During a meeting of Pakistan’s National Assembly Standing Committee on Science and Technology last month, Minister Shibli Karaz suggested that at least four officially sanctioned cannabis cultivation sites would exist in Pakistan by the end of the year, The Express Tribune reports.
The policy comes a little over a year since officials approved language for a government-controlled hemp program in hopes of positioning Pakistan to partake in the global, multi-billion-dollar CBD marketplace.

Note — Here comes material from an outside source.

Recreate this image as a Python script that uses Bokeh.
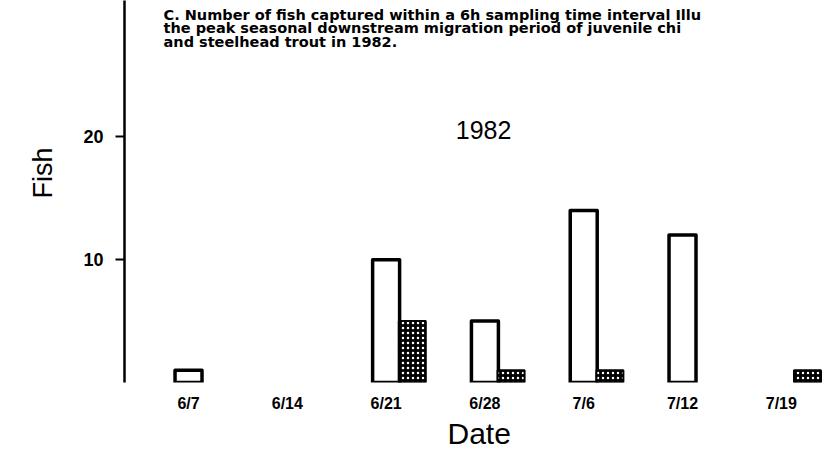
from bokeh.plotting import figure
from bokeh.models import ColumnDataSource, Range1d, FixedTicker, Label, Title
from bokeh.embed import file_html
from bokeh.resources import INLINE

# ---- data ----
dates = ["6/7", "6/14", "6/21", "6/28", "7/6", "7/12", "7/19"]
chinook = [1, 0, 10, 5, 14, 12, 0]
steelhead = [0, 0, 5, 1, 1, 0, 1]
y_ticks = [10, 20]
year_label = "1982"
title_lines = [
    "C. Number of fish captured within a 6h sampling time interval Illu",
    "the peak seasonal downstream migration period of juvenile chi",
    "and steelhead trout in 1982.",
]

BAR_W = 0.273
OFFSET = 0.265
idx = list(range(len(dates)))

open_src = ColumnDataSource(dict(
    x=[i for i, v in zip(idx, chinook) if v > 0],
    top=[v for v in chinook if v > 0],
))
hatch_src = ColumnDataSource(dict(
    x=[i + OFFSET for i, v in zip(idx, steelhead) if v > 0],
    top=[v for v in steelhead if v > 0],
))

YMAX = 31.09
p = figure(width=823, height=449, output_backend="svg", toolbar_location=None,
           x_range=Range1d(-0.648, 6.427), y_range=Range1d(0, YMAX),
           min_border_left=124, min_border_right=0, min_border_top=0,
           min_border_bottom=65)
p.outline_line_color = None
p.xgrid.visible = False
p.ygrid.visible = False
p.background_fill_color = "white"
p.border_fill_color = "white"

p.vbar(x="x", top="top", bottom=0, width=BAR_W, source=open_src,
       fill_color="white", line_color="black", line_width=3.5, line_join="round")
p.vbar(x="x", top="top", bottom=0, width=BAR_W, source=hatch_src,
       fill_color="black", line_color="black", line_width=2,
       hatch_pattern="dot", hatch_color="white", hatch_scale=5, hatch_weight=2.5)

# y axis
ya = p.yaxis[0]
ya.ticker = FixedTicker(ticks=y_ticks)
ya.minor_tick_line_color = None
ya.axis_line_width = 2.5
ya.major_tick_line_width = 2
ya.major_tick_out = 9
ya.major_tick_in = 0
ya.major_label_standoff = 12
ya.major_label_text_font = "Liberation Sans"
ya.major_label_text_font_style = "bold"
ya.major_label_text_font_size = "18px"
ya.major_label_text_color = "black"

# x axis
xa = p.xaxis[0]
xa.ticker = FixedTicker(ticks=idx)
xa.major_label_overrides = {i: d for i, d in zip(idx, dates)}
xa.axis_line_color = None
xa.major_tick_line_color = None
xa.minor_tick_line_color = None
xa.major_tick_out = 0
xa.major_tick_in = 0
xa.major_label_standoff = 12
xa.major_label_text_font = "Liberation Sans"
xa.major_label_text_font_style = "bold"
xa.major_label_text_font_size = "16px"
xa.major_label_text_color = "black"

# axis titles
p.add_layout(Title(text="Fish", align="left", offset=184, standoff=46,
                   text_font="Liberation Sans", text_font_style="normal",
                   text_font_size="27px", text_color="black"), "left")
p.add_layout(Title(text="Date", align="left", offset=323, standoff=0,
                   text_font="Liberation Sans", text_font_style="normal",
                   text_font_size="30px", text_color="black"), "below")

# 1982 label
p.add_layout(Label(x=2.986, y=20.57, text=year_label, text_align="center",
                   text_baseline="middle", text_font="Liberation Sans",
                   text_font_size="25px", text_color="black"))

# caption lines
for k, line in enumerate(title_lines):
    p.add_layout(Label(x=-0.253, y=YMAX, y_offset=-(14 + 13.5 * k), text=line,
                       text_align="left", text_baseline="alphabetic",
                       text_font="DejaVu Sans", text_font_style="bold",
                       text_font_size="14.5px", text_color="black"))

open("out.html", "w").write(file_html(p, INLINE))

“There is no policy on cannabis in the country yet. The policy of cannabis cultivation will come into being by December.” — Karaz, via the report
During the meeting, officials estimated that the global cannabis marketplace was set to hit Rs95 billion — or just over $550 million — by 2025; the committee also discussed the rising commercial value of cannabinoid oil.
While the initial reforms were to focus on growing cannabis for industrial purposes — or hemp — the country’s first phase of cannabis cultivation is already in motion after Pakistan’s Anti-Narcotics Force approved four separate sites for cannabis cultivation. Additionally, officials said there are already cannabis oil production experiments underway and that the country plans to construct greenhouses for cannabis cultivation in Lahore, Karachi, and Islamabad.
Addressing concerns from some politicians about the illegal export of raw cannabis materials, Faraz said the government would implement strict measures to prevent product diversion.